映画「ドクター・ストレンジ」2017年1月27日全国公開
ストーリー
上から目線の天才外科医ドクター・ストレンジ。突然の交通事故で“神の手”を失った彼は、至高の魔術師エンシェント・ワンのもとへたどり着く。厳しい修行によって魔術師となったストレンジは、“闇の魔術”の存在を知り、世界を滅亡から救う戦いに巻き込まれていく。
スタッフ / キャスト
監督:スコット・デリクソン
出演:ベネディクト・カンバーバッチ、キウェテル・イジョフォー、レイチェル・マクアダムス、ベネディクト・ウォン、マイケル・スタール・バーグ、ベンジャミン・ブラット、スコット・アドキンス、マッツ・ミケルセン、ティルダ・スウィントンほか
©2017 MARVEL
ヒャダイン
本名、前山田健一。1980年生まれの音楽クリエイター。3歳でピアノを始め、作詞・作曲・編曲を独学で身に着ける。京都大学卒業後、2007年に本格的な音楽活動を開始。
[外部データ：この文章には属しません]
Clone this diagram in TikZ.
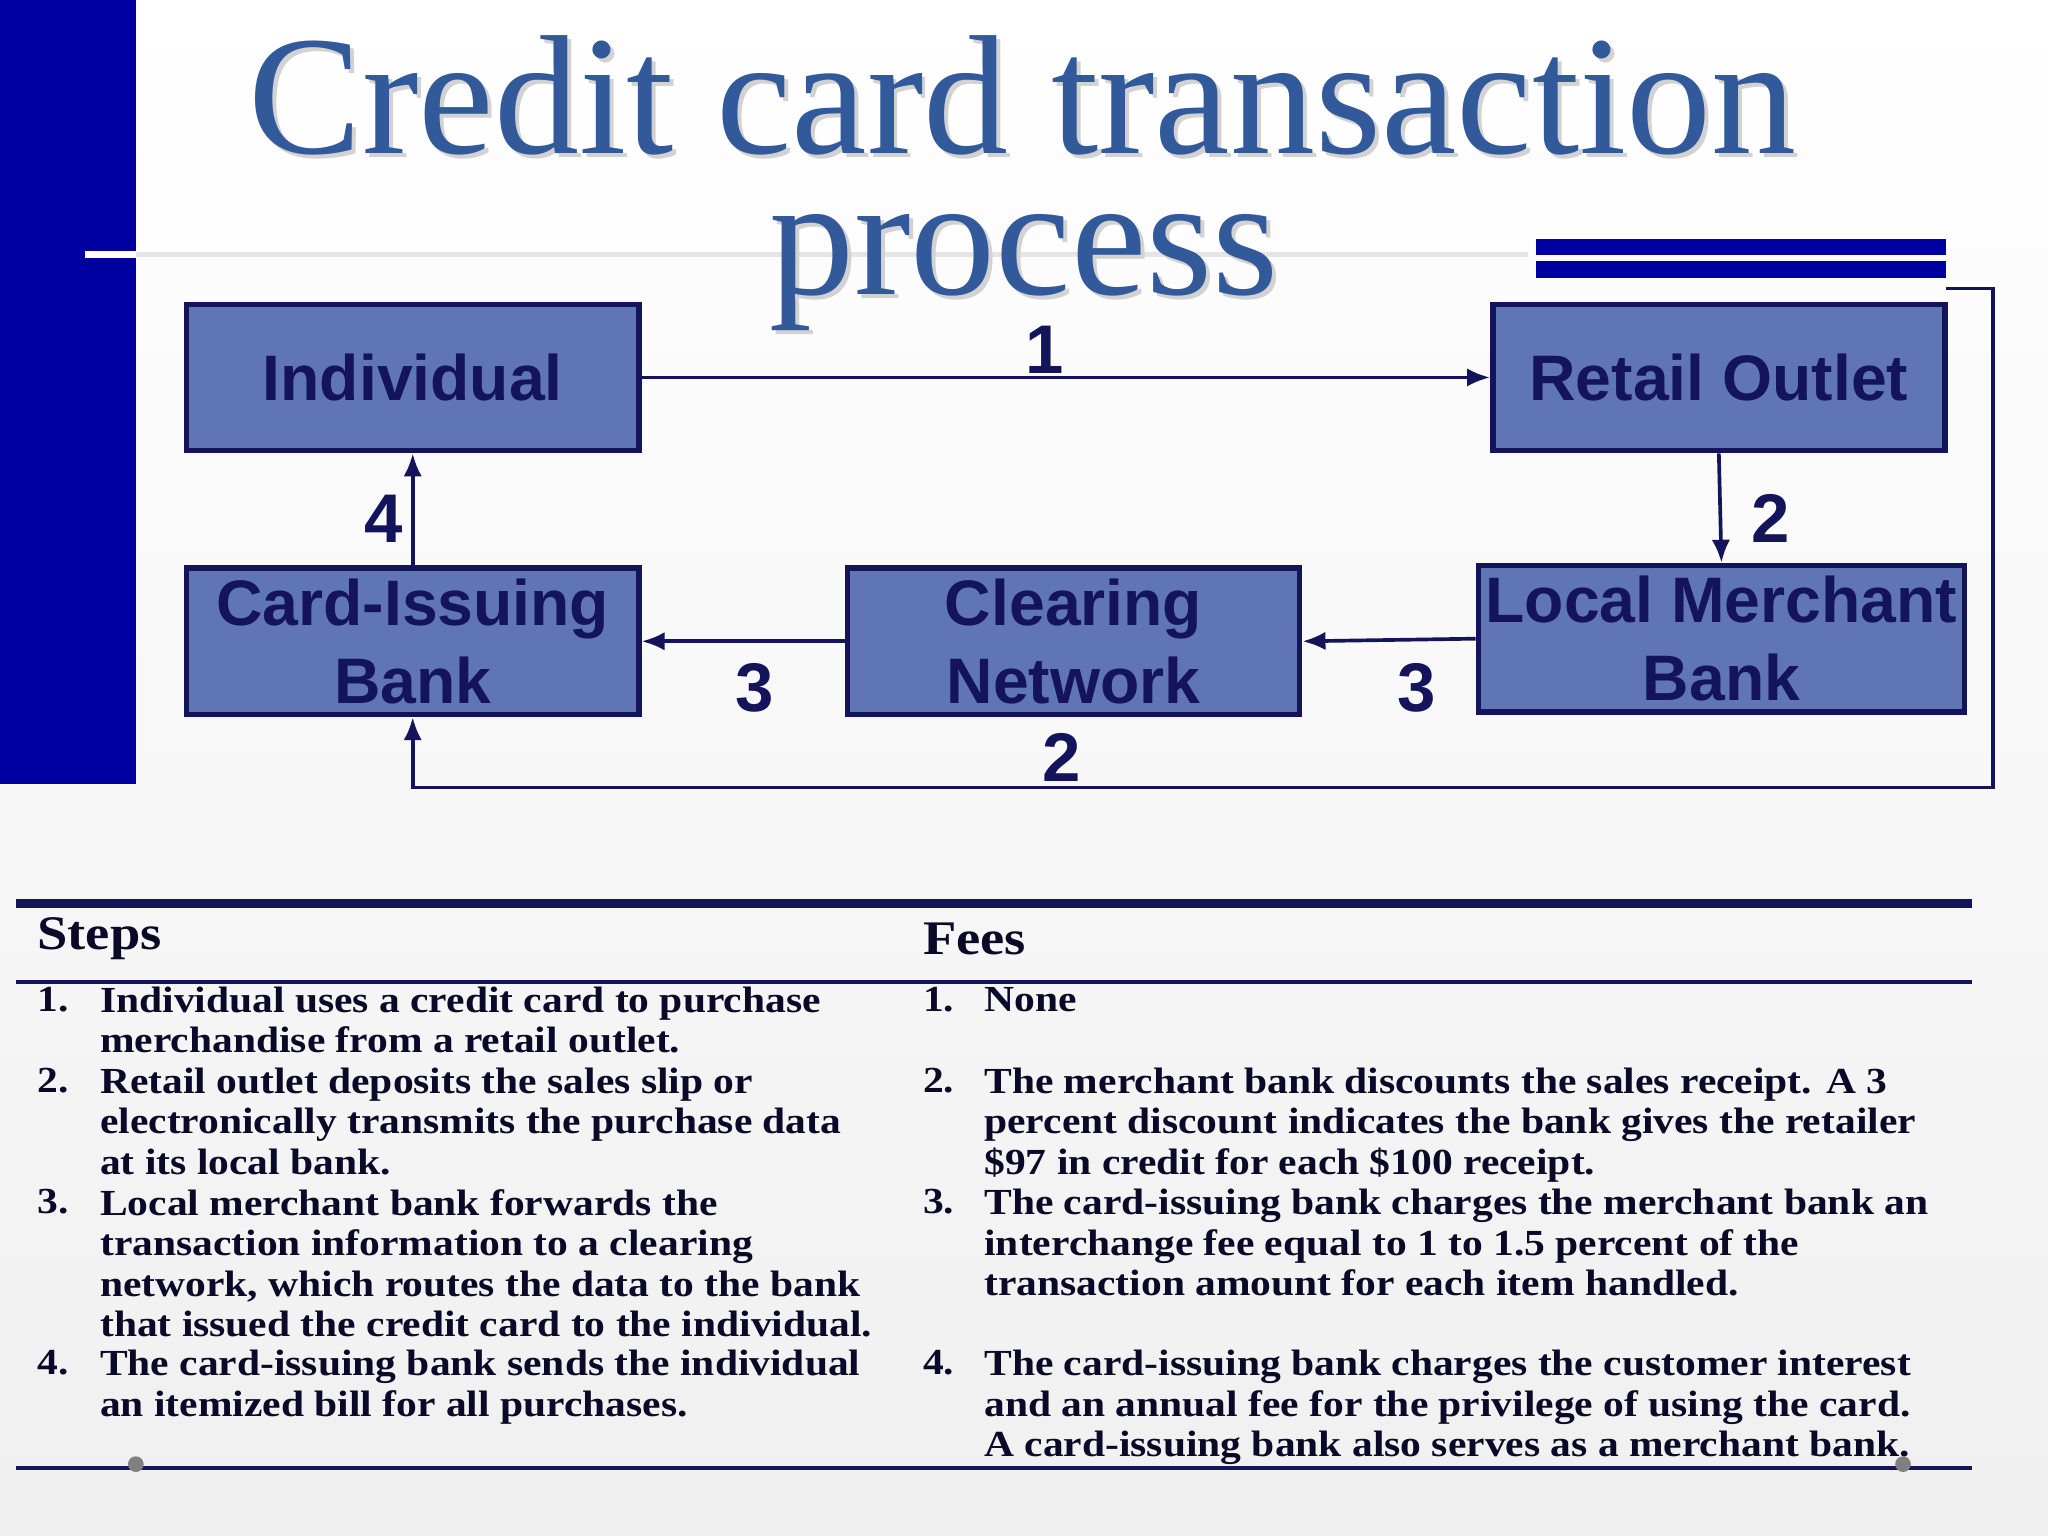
\documentclass[tikz,border=0pt]{standalone}
\usepackage{fontspec}
\setmainfont{Liberation Serif}
\setsansfont{Liberation Sans}
\newfontfamily\tabfont[FakeStretch=1.13]{Liberation Serif}
\usetikzlibrary{arrows.meta}
\definecolor{barblue}{RGB}{0,0,160}
\definecolor{boxfill}{RGB}{96,118,180}
\definecolor{navy}{RGB}{20,20,90}
\definecolor{titleblue}{RGB}{50,90,155}
\definecolor{txt}{RGB}{10,10,40}
\tikzset{
 box/.style={draw=navy,line width=1.2pt,fill=boxfill,minimum width=3.46cm,minimum height=1.12cm,align=center,font=\sffamily\bfseries\fontsize{14}{17}\selectfont,text=navy,inner sep=0pt},
 arr/.style={navy,line width=0.8pt,-{Latex[length=5pt,width=4pt]}},
 num/.style={font=\sffamily\bfseries\fontsize{15}{17}\selectfont,text=navy},
 tl/.style={anchor=north west,font=\tabfont\bfseries\fontsize{8}{8.8}\selectfont,text=txt,inner sep=0pt,align=left},
 hd/.style={anchor=west,font=\tabfont\bfseries\fontsize{10.5}{12}\selectfont,text=txt,inner sep=0pt},
 ttl/.style={font=\fontsize{37}{38}\selectfont,inner sep=0pt}
}
\begin{document}
\begin{tikzpicture}[x=0.01cm,y=-0.01cm]
\shade[top color=white,bottom color=gray!12] (0,0) rectangle (1568,1176);
\useasboundingbox (0,0) rectangle (1568,1176);
\fill[barblue] (0,0) rectangle (104,600);
\draw[gray!20,line width=1pt] (65,195) -- (1170,195);
\draw[white,line width=1.5pt] (65,195) -- (104,195);
\fill[barblue] (1176,183) rectangle (1490,195);
\fill[barblue] (1176,200) rectangle (1490,213);
\node[ttl,text=gray!35] at (786,76) {Credit card transaction};
\node[ttl,text=titleblue] (t1) at (783,73) {Credit card transaction};
\node[ttl,text=gray!35] at (787,212) {process};
\node[ttl,text=titleblue] (t2) at (784,209) {process};
\node[box] (ind) at (316,289) {Individual};
\node[box] (ret) at (1316,289) {Retail Outlet};
\node[box] (cib) at (316,491) {Card-Issuing\\Bank};
\node[box] (cn) at (822,491) {Clearing\\Network};
\node[box,minimum width=3.72cm] (lmb) at (1318,489) {Local Merchant\\Bank};
\draw[arr] (ind.east) -- (ret.west);
\node[num] at (800,268) {1};
\draw[arr] (ret.south) -- (lmb.north);
\node[num] at (1356,397) {2};
\draw[arr] (lmb.west) -- (cn.east);
\node[num] at (1085,527) {3};
\draw[arr] (cn.west) -- (cib.east);
\node[num] at (578,527) {3};
\draw[arr] (cib.north) -- (ind.south);
\node[num] at (294,397) {4};
\coordinate (c0) at (1490,221);
\draw[arr] (c0) -- (1526,221) -- (1526,603) -- (316,603) -- (cib.south);
\node[num] at (813,580) {2};
% table
\draw[navy,line width=2pt] (12,692) -- (1510,692);
\draw[navy,line width=0.8pt] (12,752) -- (1510,752);
\draw[navy,line width=0.8pt] (12,1124) -- (1510,1124);
\node[hd] at (28,719) {Steps};
\node[hd] at (706,719) {Fees};
\foreach \n/\y in {1/755,2/817,3/910,4/1033}{\node[tl] at (28,\y) {\n.};}
\foreach \n/\y in {1/755,2/817,3/910,4/1033}{\node[tl] at (706,\y) {\n.};}
\node[tl] at (76,755) {Individual uses a credit card to purchase\\merchandise from a retail outlet.};
\node[tl] at (76,817) {Retail outlet deposits the sales slip or\\electronically transmits the purchase data\\at its local bank.};
\node[tl] at (76,910) {Local merchant bank forwards the\\transaction information to a clearing\\network, which routes the data to the bank\\that issued the credit card to the individual.};
\node[tl] at (76,1033) {The card-issuing bank sends the individual\\an itemized bill for all purchases.};
\node[tl] at (753,755) {None};
\node[tl] at (753,817) {The merchant bank discounts the sales receipt. A 3\\percent discount indicates the bank gives the retailer\\\$97 in credit for each \$100 receipt.};
\node[tl] at (753,910) {The card-issuing bank charges the merchant bank an\\interchange fee equal to 1 to 1.5 percent of the\\transaction amount for each item handled.};
\node[tl] at (753,1033) {The card-issuing bank charges the customer interest\\and an annual fee for the privilege of using the card.\\A card-issuing bank also serves as a merchant bank.};
\fill[gray] (104,1121) circle (6);
\fill[gray] (1457,1121) circle (6);
\end{tikzpicture}
\end{document}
前山田健一としてヒット曲を手がける一方、ニコニコ動画などの動画投稿サイトに匿名の「ヒャダイン」名義で作品を発表し大きな話題を集めた。2010年5月には自身のブログにてヒャダイン=前山田健一であることを告白。2011年4月にメジャーデビューシングル「ヒャダインのカカカタ☆カタオモイ-C」、2012年11月に初のソロアルバム「20112012」をリリースした。作家としては、ももいろクローバーZ、でんぱ組.Inc、SMAP、郷ひろみらに楽曲を提供しながら、アニメソング・CM音楽・映画劇伴の制作も手がける。メインMCとして「musicるTV」「久保みねヒャダ こじらせナイト」「ヒャダインのガルポプ!」にも出演中。